Ian Waelder at L21 / Palma de Mallorca

Ian Waleder / Das Kniegelenk

November 10, 2018 – January 11, 2019

L21 Gallery
Carrer Gremi de Ferrers, 25
07009 Palma, Balearic Islands

















































A joint snapping, a straining ligament about to break, the thud of a bone breaking after a fall… this physical and threatening tension is what vibrates through Ian Waelder’s latest work,
a series of works on linen and sculptures made in Mallorca, at the L21 x Fundación Camper Residency, as well as in his studio in Frankfurt am Main. Under the name Das Kniegelenk, which we can translate from German as something like ‘the knee’s joint’, his work explores movement and fragility, linked in both being a condition of the experience of being a body.

Some of the activity in Ian’s studio is registered by layers in these new canvases, giving them memory and depth. Sometimes it’s text, other times, spray or photos that remind us the need to go out to the surface and breathe. On the raw linen, like mud after rain, the prints are meticulously recorded: the abstraction of a footstep, the scratches that tear the fabric’s fibers, which remains open to the process’ contingency.
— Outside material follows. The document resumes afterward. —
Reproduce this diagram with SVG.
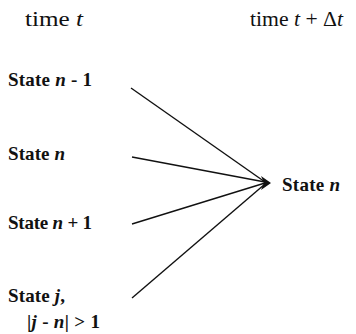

Unexpectedly, I once saw him in the street taking a cardboard tube from a nearby dumpster. That tube was used for a piece that is now standing on the floor of the exhibition room.
Contingency and flexibility, also found in his series of sculptures with ‘still movement’ as the main theme.
Most of these pieces have been made from objects found in the vicinity of the gallery. These are fragile and precarious elements, papier mache, cardboard or wood; which in some cases are, however, forced to maintain their posture after being cast in bronze. Despite this, they give the impression that they might unfreeze at any moment to continue their movement and give the next step.

The delicate relationship between weight and balance connects once again with the concept of the joint: it’s the point of contact, both a solid and flexible union which allows for mobility. And with it, almost inevitably, also the possibility to bend, fall and feel pain.

Text by Esmeralda Gómez Galera.


Bio:

Ian Waelder (b.1993) is a Spanish-American artist living and working in Frankfurt am Main, Germany, where he currently attends the class by Haegue Yang at the Städelschule.

In his recent solo exhibitions, we find We feel untied, but why? (curated by Sonia Fernández Pan at Centro Párraga, Murcia, 2018), Who Would Be Interested in an Empty Parking Lot? (The Finnish Museum of Photography, Helsinki, 2018), SUEDE (L21, Mallorca, 2016) and The Noise, The Traces and Marks (LOCAL Arte Contemporáneo, Santiago de Chile, 2015). He’s also shown in two-person and group exhibitions at Ana Mas Projects (Barcelona, 2016), Galería Bacelos (Madrid, 2016), Salón (Madrid, 2015), L21 (Madrid and Mallorca, 2014-2018), Sant Andreu Contemporani (Barcelona, 2014 and 2016) and La Casa Encendida (Madrid, 2014).